Çünkü baharın yeşil, yazın sıcak günlerinde ölü bedenler taşınmıştır merkezlere operasyonlardan... Mayın patlamalarından... "Beyaz"ın gelişiyle azalmıştır çatışmalar, operasyonlar, patlamalar... Kendi kanununu dayatmıştır insanlara doğa ana, kendi operasyonunu başlatmıştır doğa ana: "Beyaz."
Ve insanları evlerine sürükler "Beyaz." Çocukları yataklarına, anneleri de onların başına masal anlatalar diye... Pencereye beyazı hınçla çarpan rüzgârın melodisinin uzun kış gecelerine karıştığı günlerde...
Üşüyen bedenler, dost meclislerinde uzun sohbetlerin sözcükleriyle ısınır... Kenar mahalle çocukları ise beyazın kendilerine dayattığı savaşa düşlerinde verirler en sert karşılığı.

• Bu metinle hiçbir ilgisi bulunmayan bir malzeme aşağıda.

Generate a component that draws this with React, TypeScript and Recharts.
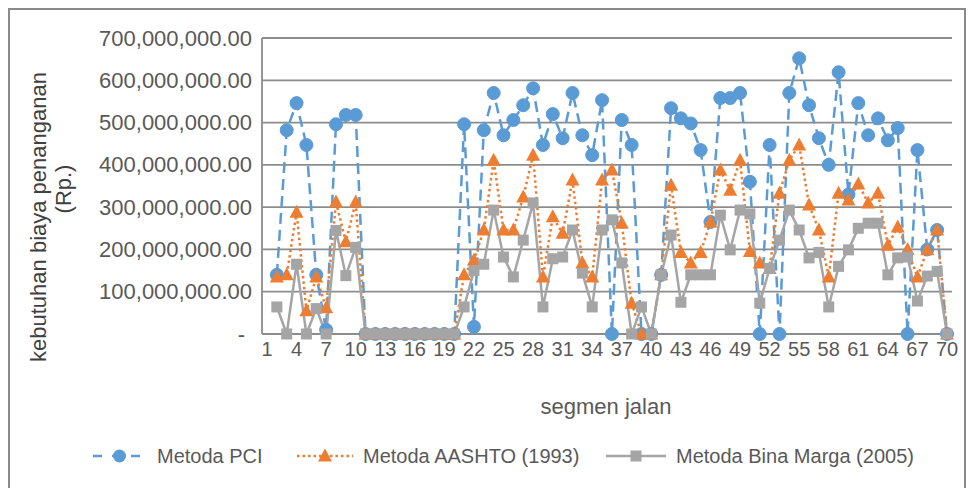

Beyaz dedik hem de kar beyazı... Beyaz ki umutla özdeştir burada, barışın simgesidir yüreklerde; beyaz güvercindir bakışlarda, gelinin giydiği gelinliktir beyaz, ölürken ebedi yolculukta ölünün giysisidir.
Doğanın iniltisidir kendini yeniden doğurmak için çırpınırken. Dağların çetin rüzgârlara daveti, toprağın kana kana kardan içmesi... Dalların sırtlarına beyazlıklar geçirmesi...
Zagros'un Hakkari'ye attığı sert bakışlar, kara kışta... Her şey daha canlı bir baharı yaratmak içindir. Newroz'a hazırlıktır bütün bunca kış kıyamet, dağlardaki telaş, rüzgârdaki seyrüseferlik...
Yaşanan çatışmaların son bulması ve barış için...
Sen ey karbeyazı, "hoşgeldin!" Savaşı ancak sen durduruyorsun yurdumuzda... Çünkü sen "Barış gücü"müzsün! Zagrosların hırpalanan bedeni ancak senin örtünle ısınacak, dökülen kan seninle temizlenecek...
Bir gün, elbet bir gün barış gelir dağlara da, Zagrosların doruklarında salkım salkım çocuk gülüşleri toplanır yarınlar için. Bir gün barış gelir elbet; helikopterler komandoları ve bombaları değil, turistleri taşır oralara.
Uçaklar bombaları bırakmazlar toprağın bedenine, bırakılan ancak umut olur belki de, kardeşlik olur! (NÇ/YY)
NOT: Hakkari Merkez'de, 9 Ocak 2012'de yaşanan Zeki Yeşil'in yaşamını yitirmesi ile 27 kişinin yaralanmasına neden olan patlamayı yapan kişi veya kişileri kınıyorum. Hakkari gibi birlik ve beraberliği örnek olan bir ilin dokusunu bozma girişimleri başarılı olamayacaktır. Vefat eden kardeşimize Allah'tan rahmet, kederli ailesine başsağlığı, yaralı kardeşlerimize geçmiş olsun dileklerimi sunarım.